If you have been diagnosed with periodontal disease, your doctor may recommend a more advanced cleaning called scaling and root planing as the first step in treating it. There are some significant differences between this and a routine dental cleaning that are important to understand.
A routine dental cleaning is designed for prevention- meaning its purpose is keeping gum disease and tooth decay from developing.
It involves your hygienist cleaning your teeth above the gum line- removing plaque, tartar, and stains, as well as polishing them. This usually takes place every 6 months.
On the other hand, scaling and root planing is a specialized procedure meant as an initial treatment for patients diagnosed with periodontitis to remove the excessive plaque and bacteria deposits that caused it, and halt the spread of the disease.
It involves your doctor or hygienist removing excessive calculus and bacterial deposits deep beneath the gumline, and is usually performed with a hand instruments and an ultrasonic cleaner that uses high frequency vibration to separate the calculus from the tooth.

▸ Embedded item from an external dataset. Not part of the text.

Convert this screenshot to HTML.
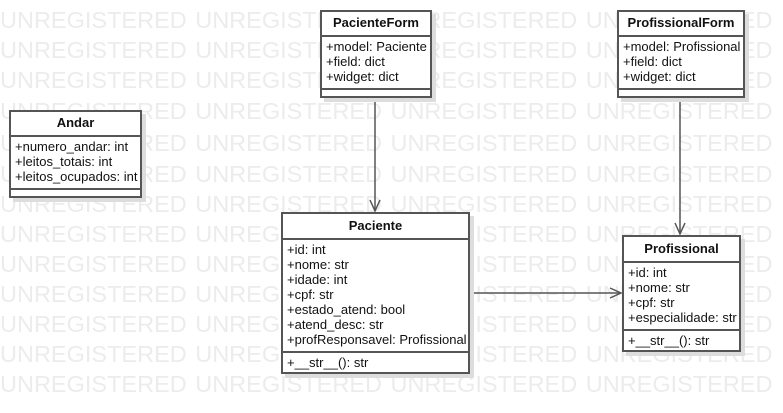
<!DOCTYPE html>
<html><head><style>
body{margin:0;width:783px;height:413px;background:#fff;position:relative;overflow:hidden;font-family:"Liberation Sans",sans-serif;}
.wm{position:absolute;left:0;font-size:23.5px;color:#ececec;white-space:nowrap;line-height:30px;word-spacing:2px;}
.box{position:absolute;background:#fff;border:2px solid #555;box-shadow:4px 4px 0 #ddd;box-sizing:border-box;font-size:13px;color:#111;}
.h{font-weight:bold;text-align:center;border-bottom:2px solid #555;box-sizing:border-box;}
.a{border-bottom:2px solid #555;padding:2px 0 0 4px;box-sizing:border-box;line-height:15px;white-space:nowrap;}
.m{padding:2px 0 0 4px;line-height:15px;white-space:nowrap;}
svg{position:absolute;left:0;top:0;}
</style></head><body>
<div class="wm" style="top:5px">UNREGISTERED UNREGISTERED UNREGISTERED UNREGISTERED</div>
<div class="wm" style="top:35px">UNREGISTERED UNREGISTERED UNREGISTERED UNREGISTERED</div>
<div class="wm" style="top:65px">UNREGISTERED UNREGISTERED UNREGISTERED UNREGISTERED</div>
<div class="wm" style="top:96px">UNREGISTERED UNREGISTERED UNREGISTERED UNREGISTERED</div>
<div class="wm" style="top:128px">UNREGISTERED UNREGISTERED UNREGISTERED UNREGISTERED</div>
<div class="wm" style="top:159px">UNREGISTERED UNREGISTERED UNREGISTERED UNREGISTERED</div>
<div class="wm" style="top:189px">UNREGISTERED UNREGISTERED UNREGISTERED UNREGISTERED</div>
<div class="wm" style="top:219px">UNREGISTERED UNREGISTERED UNREGISTERED UNREGISTERED</div>
<div class="wm" style="top:249px">UNREGISTERED UNREGISTERED UNREGISTERED UNREGISTERED</div>
<div class="wm" style="top:279px">UNREGISTERED UNREGISTERED UNREGISTERED UNREGISTERED</div>
<div class="wm" style="top:309px">UNREGISTERED UNREGISTERED UNREGISTERED UNREGISTERED</div>
<div class="wm" style="top:339px">UNREGISTERED UNREGISTERED UNREGISTERED UNREGISTERED</div>
<div class="wm" style="top:369px">UNREGISTERED UNREGISTERED UNREGISTERED UNREGISTERED</div>

<svg width="783" height="413">
<g stroke="#555" stroke-width="1.5" fill="none">
<line x1="375" y1="97" x2="375" y2="211"/><polyline points="370,200 375,211 380,200"/>
<line x1="680" y1="97" x2="680" y2="234"/><polyline points="675,223 680,234 685,223"/>
<line x1="469" y1="293" x2="621" y2="293"/><polyline points="610,288 621,293 610,298"/>
</g></svg>

<div class="box" style="left:320px;top:10px;width:112px;height:88px">
<div class="h" style="height:25px;line-height:22px">PacienteForm</div>
<div class="a" style="height:53px">+model: Paciente<br>+field: dict<br>+widget: dict</div></div>

<div class="box" style="left:617px;top:10px;width:128px;height:88px">
<div class="h" style="height:25px;line-height:22px">ProfissionalForm</div>
<div class="a" style="height:53px">+model: Profissional<br>+field: dict<br>+widget: dict</div></div>

<div class="box" style="left:9px;top:110px;width:133px;height:88px">
<div class="h" style="height:25px;line-height:22px">Andar</div>
<div class="a" style="height:53px">+numero_andar: int<br>+leitos_totais: int<br>+leitos_ocupados: int</div></div>

<div class="box" style="left:281px;top:212px;width:189px;height:162px">
<div class="h" style="height:26px;line-height:24px">Paciente</div>
<div class="a" style="height:113px">+id: int<br>+nome: str<br>+idade: int<br>+cpf: str<br>+estado_atend: bool<br>+atend_desc: str<br>+profResponsavel: Profissional</div>
<div class="m">+__str__(): str</div></div>

<div class="box" style="left:622px;top:235px;width:119px;height:117px">
<div class="h" style="height:26px;line-height:24px">Profissional</div>
<div class="a" style="height:68px">+id: int<br>+nome: str<br>+cpf: str<br>+especialidade: str</div>
<div class="m">+__str__(): str</div></div>
</body></html>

Additionally, any uneven surface areas of the teeth will be smoothed out to discourage additional bacteria from attaching. The procedure may require multiple appointments done in stages to ensure you are as comfortable as possible.
Scaling and root planing is a vital treatment to control the spread of periodontal disease and prevent additional complications to your oral and systemic health. Once completed, your doctor will work with you to create a maintenance schedule that best promotes the continued rehabilitation of your gum tissue.